YOUR OBJECTIVE — How many lines in the entries below include the string "this"? Answer with the number only.

EXERCISE INPUTS —
──────

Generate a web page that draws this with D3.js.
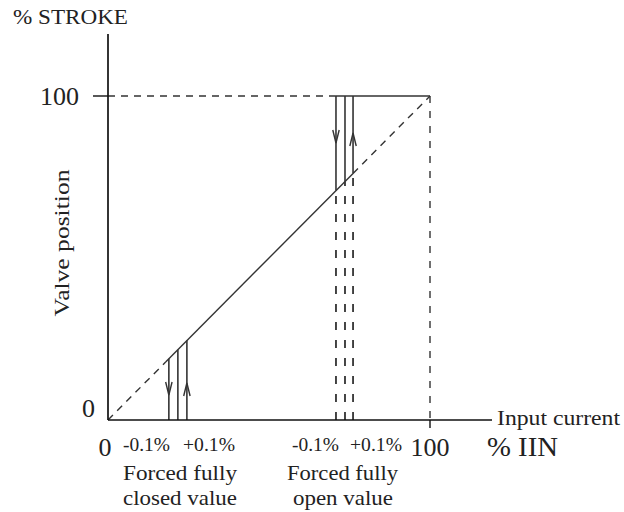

──────

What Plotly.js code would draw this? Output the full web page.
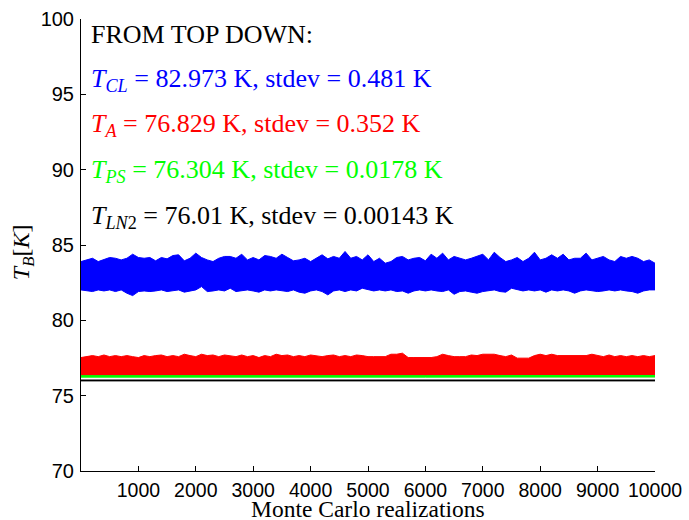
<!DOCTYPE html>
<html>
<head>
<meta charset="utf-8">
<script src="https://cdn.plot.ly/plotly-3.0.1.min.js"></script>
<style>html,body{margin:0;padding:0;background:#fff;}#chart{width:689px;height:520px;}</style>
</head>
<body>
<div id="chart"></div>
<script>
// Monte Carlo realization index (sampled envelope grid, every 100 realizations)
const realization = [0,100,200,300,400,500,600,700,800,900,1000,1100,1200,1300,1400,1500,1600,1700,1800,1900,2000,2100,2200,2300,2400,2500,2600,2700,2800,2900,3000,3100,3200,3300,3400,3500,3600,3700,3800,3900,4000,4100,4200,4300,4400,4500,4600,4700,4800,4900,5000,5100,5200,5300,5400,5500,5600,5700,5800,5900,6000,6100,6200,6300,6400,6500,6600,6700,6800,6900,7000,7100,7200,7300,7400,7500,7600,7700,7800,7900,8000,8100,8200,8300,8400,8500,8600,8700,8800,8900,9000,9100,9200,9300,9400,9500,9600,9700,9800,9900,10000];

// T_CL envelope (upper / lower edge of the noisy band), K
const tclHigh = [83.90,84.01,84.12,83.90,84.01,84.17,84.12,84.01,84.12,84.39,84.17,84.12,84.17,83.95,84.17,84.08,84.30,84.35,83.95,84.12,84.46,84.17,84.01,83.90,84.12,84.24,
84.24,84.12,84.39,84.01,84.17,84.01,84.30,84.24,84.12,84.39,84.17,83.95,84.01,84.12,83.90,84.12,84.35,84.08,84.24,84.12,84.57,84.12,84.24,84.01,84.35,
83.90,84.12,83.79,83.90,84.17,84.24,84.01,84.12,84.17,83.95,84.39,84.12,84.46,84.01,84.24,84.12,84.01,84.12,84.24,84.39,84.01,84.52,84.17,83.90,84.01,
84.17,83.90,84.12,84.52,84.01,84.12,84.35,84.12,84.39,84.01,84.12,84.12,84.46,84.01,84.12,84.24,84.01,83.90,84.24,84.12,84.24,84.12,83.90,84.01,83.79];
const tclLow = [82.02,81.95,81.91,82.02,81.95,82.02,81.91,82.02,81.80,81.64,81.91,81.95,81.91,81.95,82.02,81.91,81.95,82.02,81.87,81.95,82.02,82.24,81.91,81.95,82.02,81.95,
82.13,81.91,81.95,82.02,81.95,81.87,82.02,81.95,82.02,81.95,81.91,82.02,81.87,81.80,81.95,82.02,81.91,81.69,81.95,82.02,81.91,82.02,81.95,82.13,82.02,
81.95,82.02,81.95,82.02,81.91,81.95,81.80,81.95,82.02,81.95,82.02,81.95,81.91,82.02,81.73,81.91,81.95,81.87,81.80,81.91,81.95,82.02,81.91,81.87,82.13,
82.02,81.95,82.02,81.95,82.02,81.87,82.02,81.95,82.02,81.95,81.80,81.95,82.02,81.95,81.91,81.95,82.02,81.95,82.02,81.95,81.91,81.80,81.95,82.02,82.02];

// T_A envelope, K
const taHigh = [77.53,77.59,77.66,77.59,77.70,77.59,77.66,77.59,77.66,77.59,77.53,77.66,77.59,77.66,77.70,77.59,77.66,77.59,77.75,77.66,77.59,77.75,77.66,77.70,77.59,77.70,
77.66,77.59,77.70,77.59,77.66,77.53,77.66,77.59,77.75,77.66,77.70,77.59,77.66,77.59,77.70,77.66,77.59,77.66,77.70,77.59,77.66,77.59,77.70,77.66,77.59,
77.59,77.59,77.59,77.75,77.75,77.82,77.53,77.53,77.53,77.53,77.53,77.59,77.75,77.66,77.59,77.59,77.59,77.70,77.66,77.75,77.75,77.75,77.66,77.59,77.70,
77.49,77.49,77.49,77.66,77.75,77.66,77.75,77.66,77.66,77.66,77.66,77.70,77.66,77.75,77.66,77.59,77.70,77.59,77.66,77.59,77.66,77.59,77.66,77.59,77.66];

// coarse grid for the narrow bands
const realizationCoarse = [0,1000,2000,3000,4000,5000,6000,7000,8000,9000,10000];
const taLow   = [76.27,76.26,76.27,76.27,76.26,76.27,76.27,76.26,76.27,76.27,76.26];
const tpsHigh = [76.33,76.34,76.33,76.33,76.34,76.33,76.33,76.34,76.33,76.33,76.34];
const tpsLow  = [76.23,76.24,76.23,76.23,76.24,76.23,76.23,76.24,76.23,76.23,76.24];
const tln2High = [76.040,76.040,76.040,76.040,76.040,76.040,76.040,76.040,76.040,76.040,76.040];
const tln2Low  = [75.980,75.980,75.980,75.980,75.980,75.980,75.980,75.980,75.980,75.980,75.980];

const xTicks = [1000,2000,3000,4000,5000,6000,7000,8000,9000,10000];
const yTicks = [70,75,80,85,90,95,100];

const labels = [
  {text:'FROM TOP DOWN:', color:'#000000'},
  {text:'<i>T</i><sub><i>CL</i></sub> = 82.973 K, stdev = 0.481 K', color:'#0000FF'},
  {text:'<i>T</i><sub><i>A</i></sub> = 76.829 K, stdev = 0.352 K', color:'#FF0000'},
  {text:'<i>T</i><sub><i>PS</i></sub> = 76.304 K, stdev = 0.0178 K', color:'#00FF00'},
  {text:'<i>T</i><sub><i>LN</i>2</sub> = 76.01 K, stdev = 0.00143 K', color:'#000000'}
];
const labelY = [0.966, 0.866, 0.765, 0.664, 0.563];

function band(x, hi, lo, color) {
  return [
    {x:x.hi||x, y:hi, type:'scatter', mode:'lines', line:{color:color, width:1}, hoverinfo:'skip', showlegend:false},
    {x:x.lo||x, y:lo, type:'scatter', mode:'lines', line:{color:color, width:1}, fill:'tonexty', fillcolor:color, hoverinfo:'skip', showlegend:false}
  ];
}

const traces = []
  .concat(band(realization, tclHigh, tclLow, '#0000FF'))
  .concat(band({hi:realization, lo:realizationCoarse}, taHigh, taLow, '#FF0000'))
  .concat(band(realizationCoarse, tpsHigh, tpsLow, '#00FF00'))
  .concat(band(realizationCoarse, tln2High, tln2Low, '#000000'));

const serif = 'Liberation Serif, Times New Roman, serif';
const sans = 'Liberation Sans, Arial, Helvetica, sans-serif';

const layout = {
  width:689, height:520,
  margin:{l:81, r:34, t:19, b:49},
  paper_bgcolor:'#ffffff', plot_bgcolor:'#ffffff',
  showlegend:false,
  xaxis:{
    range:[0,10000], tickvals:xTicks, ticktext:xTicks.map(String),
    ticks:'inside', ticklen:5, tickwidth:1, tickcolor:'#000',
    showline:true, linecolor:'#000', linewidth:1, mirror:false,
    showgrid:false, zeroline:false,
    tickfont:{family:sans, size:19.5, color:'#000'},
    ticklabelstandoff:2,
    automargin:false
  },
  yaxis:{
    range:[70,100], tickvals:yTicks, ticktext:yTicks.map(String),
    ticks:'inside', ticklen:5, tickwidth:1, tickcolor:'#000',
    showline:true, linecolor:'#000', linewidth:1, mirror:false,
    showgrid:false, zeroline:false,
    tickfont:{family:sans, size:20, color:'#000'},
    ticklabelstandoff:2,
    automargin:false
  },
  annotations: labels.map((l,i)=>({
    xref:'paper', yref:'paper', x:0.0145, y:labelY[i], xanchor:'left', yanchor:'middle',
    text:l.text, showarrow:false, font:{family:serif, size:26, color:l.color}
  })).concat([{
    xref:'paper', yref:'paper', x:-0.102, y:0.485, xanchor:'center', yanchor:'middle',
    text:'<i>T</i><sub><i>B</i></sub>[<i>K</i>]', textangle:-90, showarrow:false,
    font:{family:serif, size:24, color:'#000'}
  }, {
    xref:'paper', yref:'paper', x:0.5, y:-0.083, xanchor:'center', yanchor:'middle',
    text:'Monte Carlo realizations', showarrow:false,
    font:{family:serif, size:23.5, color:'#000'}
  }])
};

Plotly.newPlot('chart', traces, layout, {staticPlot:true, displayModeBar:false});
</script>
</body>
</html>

──────

EXPECTED ANSWER — 2